Mobile experience. Asana’s mobile app covers the basics well — reviewing tasks, updating statuses, leaving comments — but creating and editing projects with complex structures is cumbersome on a small screen. For teams that do significant work on mobile, this is a real limitation.
Asana vs. The Competition
Against ClickUp, Asana wins on speed of adoption and portfolio-level visibility. ClickUp wins on price and raw feature flexibility. The Asana vs ClickUp comparison is the most thorough breakdown of this decision.
Against Monday.com, Asana wins on structured project methodology and goal tracking. Monday.com wins on visual appeal and ease of adoption for non-PM roles. For teams where the majority of users are not project managers, Monday.com often wins on adoption rate alone.
Against Jira, Asana wins for mixed teams (engineering + non-engineering). Jira wins for pure software development environments where Agile workflow is the primary requirement. The Jira vs Asana breakdown covers this in depth.
Who Asana Is Right For in 2026
Asana is the strongest choice for marketing teams running multi-channel campaigns, operations teams managing cross-functional processes, program managers overseeing multiple project workstreams simultaneously, and any team where the majority of users are non-technical but still need to operate within a structured project methodology. Its AI Teammates make it particularly compelling for teams running high-volume recurring processes that could benefit from automation without engineering resources to build custom workflows.

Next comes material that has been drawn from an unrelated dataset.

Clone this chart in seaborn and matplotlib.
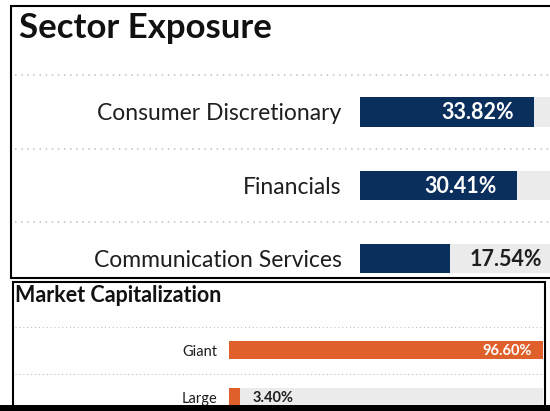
import matplotlib
matplotlib.use("Agg")
import matplotlib.pyplot as plt
import seaborn as sns
import pandas as pd
from matplotlib.lines import Line2D
from matplotlib.patches import Rectangle
from matplotlib import transforms

# ---- data -------------------------------------------------------------
sector_names = ["Consumer Discretionary", "Financials", "Communication Services"]
sector_weights = [33.82, 30.41, 17.54]
cap_names = ["Giant", "Large"]
cap_weights = [96.60, 3.40]
full_scale = 100.0

# ---- style --------------------------------------------------------------
NAVY = "#0B2F5C"
ORANGE = "#DF602B"
TRACK = "#EBEBEB"
DOTS = "#BEBEBE"
INK = "#1E1E1E"

W, H = 550, 411
sns.set_theme(style="white")
plt.rcParams["font.family"] = ["Lato", "DejaVu Sans"]

fig = plt.figure(figsize=(W / 100, H / 100), dpi=100)
PT = 0.72  # points per pixel at 100 dpi


def fx(x):
    return x / W


def fy(y):
    return 1 - y / H


def panel_axes(left, right, top, bottom):
    return fig.add_axes([fx(left), fy(bottom), fx(right) - fx(left), fy(top) - fy(bottom)])


def draw_panel(ax, names, weights, color, bar_h, xmax, ylim, label_size,
               value_size, tick_pad, in_pad, out_pad, base_drop, dot_x, dot_style, dot_lw):
    df = pd.DataFrame({"name": names, "weight": weights,
                       "track": [full_scale] * len(names)})
    sns.barplot(data=df, x="track", y="name", orient="h", color=TRACK,
                saturation=1, width=bar_h, errorbar=None, ax=ax)
    sns.barplot(data=df, x="weight", y="name", orient="h", color=color,
                saturation=1, width=bar_h, errorbar=None, ax=ax)
    for p in ax.patches:
        p.set_linewidth(0)
    ax.set_xlim(0, xmax)
    ax.set_ylim(*ylim)
    ax.set_xlabel("")
    ax.set_ylabel("")
    ax.set_xticks([])
    ax.set_yticks(range(len(names)))
    ax.set_yticklabels(names, fontsize=label_size, color=INK)
    ax.tick_params(axis="y", length=0, pad=tick_pad * PT)
    for s in ax.spines.values():
        s.set_visible(False)
    ax.patch.set_alpha(0)

    for i, v in enumerate(weights):
        txt = f"{v:.2f}%"
        if v / xmax > 0.6:
            ax.annotate(txt, xy=(v, i), xytext=(-in_pad * PT, -base_drop * PT),
                        textcoords="offset points", ha="right", va="baseline",
                        color="white", fontsize=value_size, fontweight="bold")
        else:
            ax.annotate(txt, xy=(v, i), xytext=(out_pad * PT, -base_drop * PT),
                        textcoords="offset points", ha="left", va="baseline",
                        color=INK, fontsize=value_size, fontweight="bold")

    # dotted separators between rows, running across the whole panel
    tr = transforms.blended_transform_factory(fig.transFigure, ax.transData)
    for k in range(len(names)):
        ax.add_line(Line2D([fx(dot_x[0]), fx(dot_x[1])], [k - 0.5, k - 0.5],
                           transform=tr, color=DOTS, lw=dot_lw,
                           linestyle=dot_style, clip_on=False))


# ---- Sector Exposure panel -------------------------------------------------
ax1 = panel_axes(359.5, 550, 75, 277)
draw_panel(ax1, sector_names, sector_weights, NAVY, bar_h=0.40,
           xmax=190.5 / 5.17, ylim=(2.248, -0.504), label_size=16.5,
           value_size=15.5, tick_pad=18, in_pad=20, out_pad=19, base_drop=7.2,
           dot_x=(15, 550), dot_style=(0, (1, 3)), dot_lw=1.1)
fig.text(fx(19), fy(38), "Sector Exposure", fontsize=25, fontweight="bold",
         color="#111111", ha="left", va="baseline")

# ---- Market Capitalization panel -------------------------------------------
ax2 = panel_axes(229.3, 543.5, 327.3, 405)
draw_panel(ax2, cap_names, cap_weights, ORANGE, bar_h=0.38,
           xmax=(543.5 - 229.3) / 3.244, ylim=(1.17, -0.483), label_size=10.5,
           value_size=10.5, tick_pad=12, in_pad=11, out_pad=12, base_drop=5,
           dot_x=(15, 543), dot_style=(0, (1, 2.5)), dot_lw=0.8)
fig.text(fx(15), fy(302.3), "Market Capitalization", fontsize=15.5,
         fontweight="bold", color="#111111", ha="left", va="baseline")

# ---- panel frames ------------------------------------------------------------
def frame_line(xs, ys, lw=1.5):
    fig.add_artist(Line2D([fx(x) for x in xs], [fy(y) for y in ys],
                          transform=fig.transFigure, color="black", lw=lw,
                          solid_capstyle="butt"))


frame_line((10, 550), (6, 6))
frame_line((10.8, 10.8), (5.3, 278.4))
frame_line((10, 550), (277.7, 277.7))
frame_line((12, 546), (281.7, 281.7))
frame_line((12.8, 12.8), (281, 405))
frame_line((545.2, 545.2), (281, 405))
fig.add_artist(Rectangle((0, 0), 1, fy(405), transform=fig.transFigure,
                         color="black", lw=0, zorder=5))

fig.savefig("out.png", dpi=100)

Asana is not the right choice for teams with very tight budgets who need advanced features (ClickUp is more cost-effective), pure software development teams (Jira is more purpose-built), or teams whose primary need is knowledge management alongside tasks (Notion handles that better). If the pricing at Business tier gives you pause, spend time in the Asana alternatives guide before committing — the competitive field in 2026 is strong enough that there is a credible option for nearly every use case.